-- Begin Dataset content --

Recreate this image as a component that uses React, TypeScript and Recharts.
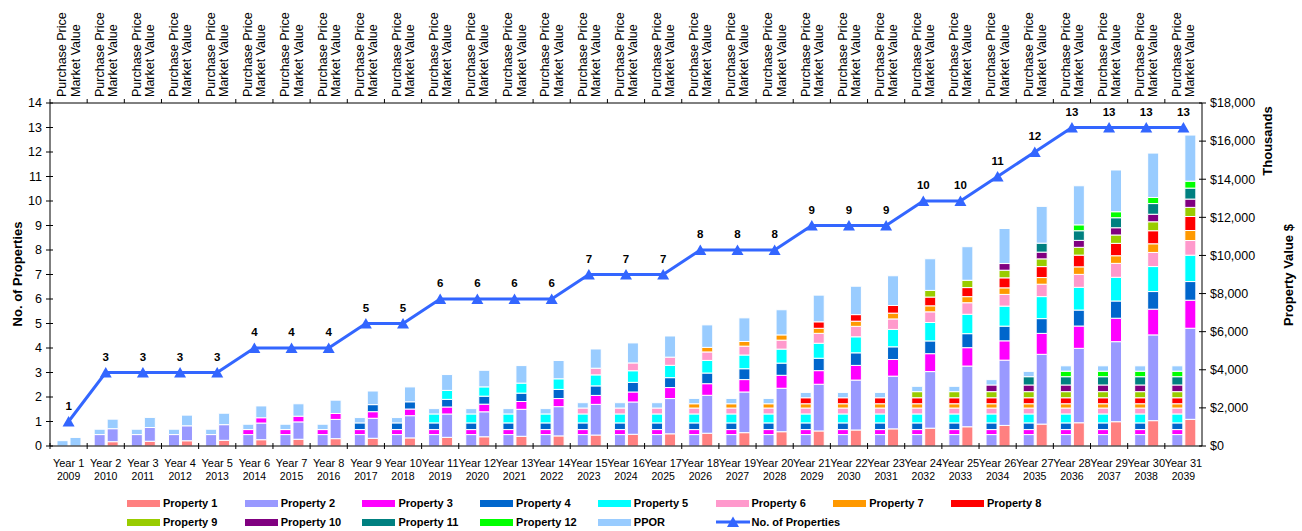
import React from 'react';
import { ComposedChart, Bar, Line, XAxis, YAxis, LabelList } from 'recharts';

const yearLabels = [
  'Year 1', 'Year 2', 'Year 3', 'Year 4', 'Year 5', 'Year 6', 'Year 7', 'Year 8', 'Year 9', 'Year 10',
  'Year 11', 'Year 12', 'Year 13', 'Year 14', 'Year 15', 'Year 16', 'Year 17', 'Year 18', 'Year 19', 'Year 20',
  'Year 21', 'Year 22', 'Year 23', 'Year 24', 'Year 25', 'Year 26', 'Year 27', 'Year 28', 'Year 29', 'Year 30',
  'Year 31',
];
const calendarYears = [
  '2009', '2010', '2011', '2012', '2013', '2014', '2015', '2016', '2017', '2018',
  '2019', '2020', '2021', '2022', '2023', '2024', '2025', '2026', '2027', '2028',
  '2029', '2030', '2031', '2032', '2033', '2034', '2035', '2036', '2037', '2038',
  '2039',
];
const barLabels = ['Purchase Price', 'Market Value'];

// No. of Properties (left axis)
const numProperties = [1, 3, 3, 3, 3, 4, 4, 4, 5, 5, 6, 6, 6, 6, 7, 7, 7, 8, 8, 8, 9, 9, 9, 10, 10, 11, 12, 13, 13, 13, 13];

const leftTicks = [0, 1, 2, 3, 4, 5, 6, 7, 8, 9, 10, 11, 12, 13, 14];
const rightTicks = [0, 2000, 4000, 6000, 8000, 10000, 12000, 14000, 16000, 18000];

const propertyNames = [
  'Property 1', 'Property 2', 'Property 3', 'Property 4', 'Property 5', 'Property 6', 'Property 7',
  'Property 8', 'Property 9', 'Property 10', 'Property 11', 'Property 12', 'PPOR',
];
const propertyColors = [
  '#FF8080', '#9999FF', '#FF00FF', '#0066CC', '#00FFFF', '#FF99CC', '#FF9900',
  '#FF0000', '#99CC00', '#800080', '#008080', '#00FF00', '#99CCFF',
];

// purchase price per property ($ thousands)
const purchasePrice = [0, 600, 262, 350, 470, 310, 225, 315, 320, 350, 435, 290, 280];

// market value per year ($ thousands), null before the property is bought
const mvProperty1 = [null, 226, 250, 275, 300, 330, 355, 385, 405, 425, 455, 485, 510, 530, 575, 615, 640, 670, 700, 750, 790, 840, 900, 935, 1010, 1080, 1150, 1220, 1275, 1330, 1400];
const mvProperty2 = [null, 682, 720, 785, 820, 875, 910, 1010, 1050, 1165, 1225, 1310, 1415, 1535, 1610, 1695, 1850, 1990, 2135, 2280, 2450, 2620, 2765, 2970, 3185, 3425, 3660, 3905, 4200, 4500, 4780];
const mvProperty3 = [null, null, null, null, null, 278, 300, 310, 346, 350, 367, 400, 410, 425, 470, 525, 577, 610, 650, 680, 715, 770, 875, 940, 965, 1015, 1100, 1170, 1230, 1350, 1470];
const mvProperty4 = [null, null, null, null, null, null, null, null, 370, 380, 400, 420, 440, 480, 500, 505, 520, 560, 570, 640, 650, 660, 665, 670, 735, 770, 775, 840, 905, 925, 980];
const mvProperty5 = [null, null, null, null, null, null, null, null, null, null, 472, 488, 525, 556, 577, 609, 646, 661, 719, 735, 787, 840, 913, 966, 1018, 1050, 1155, 1191, 1244, 1312, 1383];
const mvProperty6 = [null, null, null, null, null, null, null, null, null, null, null, null, null, null, 350, 410, 430, 445, 465, 470, 520, 550, 550, 560, 605, 615, 650, 680, 730, 740, 770];
const mvProperty7 = [null, null, null, null, null, null, null, null, null, null, null, null, null, null, null, null, null, 240, 245, 275, 265, 270, 305, 315, 320, 345, 350, 395, 400, 455, 525];
const mvProperty8 = [null, null, null, null, null, null, null, null, null, null, null, null, null, null, null, null, null, null, null, null, 340, 345, 400, 460, 475, 525, 575, 615, 650, 685, 735];
const mvProperty9 = [null, null, null, null, null, null, null, null, null, null, null, null, null, null, null, null, null, null, null, null, null, null, null, 350, 385, 400, 405, 410, 440, 470, 480];
const mvProperty10 = [null, null, null, null, null, null, null, null, null, null, null, null, null, null, null, null, null, null, null, null, null, null, null, null, null, 350, 355, 365, 380, 395, 435];
const mvProperty11 = [null, null, null, null, null, null, null, null, null, null, null, null, null, null, null, null, null, null, null, null, null, null, null, null, null, null, 470, 505, 525, 560, 575];
const mvProperty12 = [null, null, null, null, null, null, null, null, null, null, null, null, null, null, null, null, null, null, null, null, null, null, null, null, null, null, null, 310, 315, 320, 365];
const mvPPOR = [450, 500, 530, 560, 600, 620, 650, 700, 714, 780, 830, 870, 920, 960, 1010, 1050, 1110, 1180, 1240, 1320, 1400, 1490, 1560, 1660, 1760, 1840, 1930, 2050, 2190, 2330, 2420];

const marketValues = [
  mvProperty1, mvProperty2, mvProperty3, mvProperty4, mvProperty5, mvProperty6, mvProperty7,
  mvProperty8, mvProperty9, mvProperty10, mvProperty11, mvProperty12, mvPPOR,
];

const LINE_COLOR = '#3366FF';
const FONT = "'Liberation Sans', Arial, sans-serif";
const PLOT_LEFT = 50;
const PLOT_RIGHT = 1202;
const PLOT_TOP = 103;
const PLOT_BOTTOM = 446;
const BAND = (PLOT_RIGHT - PLOT_LEFT) / yearLabels.length;

const chartData = yearLabels.map((label, i) => {
  const row: Record<string, string | number> = { label, calendar: calendarYears[i], count: numProperties[i] };
  marketValues.forEach((series, k) => {
    const mv = series[i];
    row[`pp${k}`] = mv == null ? 0 : purchasePrice[k];
    row[`mv${k}`] = mv == null ? 0 : mv;
  });
  return row;
});

const BottomTick = (props: any) => {
  const { x, index } = props;
  const left = x - BAND / 2;
  return (
    <g>
      <line x1={left} x2={left} y1={PLOT_BOTTOM - 3} y2={PLOT_BOTTOM + 3} stroke="#000" />
      <text x={x} y={467} textAnchor="middle" fontSize={11} fontFamily={FONT} fill="#000">
        {yearLabels[index]}
      </text>
      <text x={x} y={480} textAnchor="middle" fontSize={10.5} fontFamily={FONT} fill="#000">
        {calendarYears[index]}
      </text>
    </g>
  );
};

const TopTick = (props: any) => {
  const { x } = props;
  const left = x - BAND / 2;
  return (
    <g>
      <line x1={left} x2={left} y1={PLOT_TOP - 4} y2={PLOT_TOP} stroke="#000" />
      <text
        transform={`translate(${x - 6.2},97) rotate(-90)`}
        dominantBaseline="central"
        fontSize={12.5}
        fontFamily={FONT}
        fill="#000"
      >
        {barLabels[0]}
      </text>
      <text
        transform={`translate(${x + 7},97) rotate(-90)`}
        dominantBaseline="central"
        fontSize={12.5}
        fontFamily={FONT}
        fill="#000"
      >
        {barLabels[1]}
      </text>
    </g>
  );
};

const LeftTick = (props: any) => {
  const { y, payload } = props;
  return (
    <g>
      <line x1={PLOT_LEFT - 4} x2={PLOT_LEFT + 3} y1={y} y2={y} stroke="#000" />
      <text x={PLOT_LEFT - 8} y={y} dy="0.35em" textAnchor="end" fontSize={12.5} fontFamily={FONT} fill="#000">
        {payload.value}
      </text>
    </g>
  );
};

const RightTick = (props: any) => {
  const { y, payload } = props;
  return (
    <g>
      <line x1={PLOT_RIGHT - 3} x2={PLOT_RIGHT + 4} y1={y} y2={y} stroke="#000" />
      <text x={PLOT_RIGHT + 8} y={y} dy="0.35em" textAnchor="start" fontSize={12.5} fontFamily={FONT} fill="#000">
        {'$' + Number(payload.value).toLocaleString('en-US')}
      </text>
    </g>
  );
};

const LeftTitle = () => (
  <text
    transform="translate(17,274) rotate(-90)"
    textAnchor="middle"
    dominantBaseline="central"
    fontSize={13}
    fontWeight="bold"
    fontFamily={FONT}
    fill="#000"
  >
    No. of Properties
  </text>
);

const RightTitle = () => (
  <g>
    <text
      transform="translate(1267,141) rotate(-90)"
      textAnchor="middle"
      dominantBaseline="central"
      fontSize={13}
      fontWeight="bold"
      fontFamily={FONT}
      fill="#000"
    >
      Thousands
    </text>
    <text
      transform="translate(1288,275) rotate(-90)"
      textAnchor="middle"
      dominantBaseline="central"
      fontSize={13}
      fontWeight="bold"
      fontFamily={FONT}
      fill="#000"
    >
      Property Value $
    </text>
  </g>
);

const TriangleDot = (props: any) => {
  const { cx, cy, index } = props;
  if (cx == null || cy == null) return null;
  return <path key={`tri-${index}`} d={`M${cx},${cy - 5.5} L${cx + 6},${cy + 5} L${cx - 6},${cy + 5} Z`} fill={LINE_COLOR} />;
};

const CountLabel = (props: any) => {
  const { x, y, value } = props;
  return (
    <text x={x} y={y - 12} textAnchor="middle" fontSize={11.5} fontWeight="bold" fontFamily={FONT} fill="#000">
      {value}
    </text>
  );
};

const legendItems = [...propertyNames.map((name, k) => ({ name, color: propertyColors[k], line: false })), { name: 'No. of Properties', color: LINE_COLOR, line: true }];

const ChartLegend = () => (
  <div style={{ position: 'absolute', left: 0, top: 0, width: 1302, height: 531, pointerEvents: 'none' }}>
    {legendItems.map((item, i) => {
      const col = i < 8 ? i : i - 8;
      const rowY = i < 8 ? 503 : 522;
      const left = 127 + col * 117.7;
      return (
        <div key={item.name} style={{ position: 'absolute', left, top: rowY - 8, height: 16, display: 'flex', alignItems: 'center' }}>
          {item.line ? (
            <svg width={34} height={14} style={{ marginRight: 2 }}>
              <line x1={0} x2={34} y1={7} y2={7} stroke={item.color} strokeWidth={3} />
              <path d="M17,1.5 L23,12 L11,12 Z" fill={item.color} />
            </svg>
          ) : (
            <div style={{ width: 33, height: 7, background: item.color, marginRight: 3 }} />
          )}
          <span style={{ fontFamily: FONT, fontSize: 11, fontWeight: 'bold', color: '#000', whiteSpace: 'nowrap' }}>{item.name}</span>
        </div>
      );
    })}
  </div>
);

export default function App() {
  return (
    <div style={{ position: 'absolute', left: 0, top: 0, width: 1302, height: 531, background: '#fff' }}>
      <ComposedChart
        width={1302}
        height={531}
        data={chartData}
        margin={{ top: 0, right: 0, bottom: 45, left: 0 }}
        barGap={2}
      >
        <XAxis
          xAxisId="bottom"
          dataKey="label"
          orientation="bottom"
          height={40}
          interval={0}
          tickLine={false}
          axisLine={{ stroke: '#000' }}
          tick={<BottomTick />}
        />
        <XAxis
          xAxisId="top"
          dataKey="label"
          orientation="top"
          height={103}
          interval={0}
          tickLine={false}
          axisLine={{ stroke: '#000' }}
          tick={<TopTick />}
        />
        <YAxis
          yAxisId="left"
          orientation="left"
          width={50}
          domain={[0, 14]}
          ticks={leftTicks}
          interval={0}
          tickLine={false}
          axisLine={{ stroke: '#000' }}
          tick={<LeftTick />}
          label={<LeftTitle />}
        />
        <YAxis
          yAxisId="right"
          orientation="right"
          width={100}
          domain={[0, 18000]}
          ticks={rightTicks}
          interval={0}
          tickLine={false}
          axisLine={{ stroke: '#000' }}
          tick={<RightTick />}
          label={<RightTitle />}
        />
        {propertyNames.map((name, k) => (
          <Bar
            key={`pp${k}`}
            name={name}
            dataKey={`pp${k}`}
            stackId="pp"
            xAxisId="bottom"
            yAxisId="right"
            barSize={11}
            fill={propertyColors[k]}
            stroke="#fff"
            strokeWidth={1}
            isAnimationActive={false}
          />
        ))}
        {propertyNames.map((name, k) => (
          <Bar
            key={`mv${k}`}
            name={name}
            dataKey={`mv${k}`}
            stackId="mv"
            xAxisId="bottom"
            yAxisId="right"
            barSize={11}
            fill={propertyColors[k]}
            stroke="#fff"
            strokeWidth={1}
            isAnimationActive={false}
          />
        ))}
        <Line
          name="No. of Properties"
          dataKey="count"
          xAxisId="bottom"
          yAxisId="left"
          stroke={LINE_COLOR}
          strokeWidth={3}
          dot={TriangleDot}
          activeDot={false}
          isAnimationActive={false}
        >
          <LabelList dataKey="count" content={CountLabel} />
        </Line>
      </ComposedChart>
      <ChartLegend />
    </div>
  );
}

-- End Dataset content --

● **Aim**:
Restate only the lines running from the start of the material above through the line containing "XAxis, YAxis, LabelList", ends included. No pictures.

● **Task output**:
Recreate this image as a component that uses React, TypeScript and Recharts.
import React from 'react';
import { ComposedChart, Bar, Line, XAxis, YAxis, LabelList } from 'recharts';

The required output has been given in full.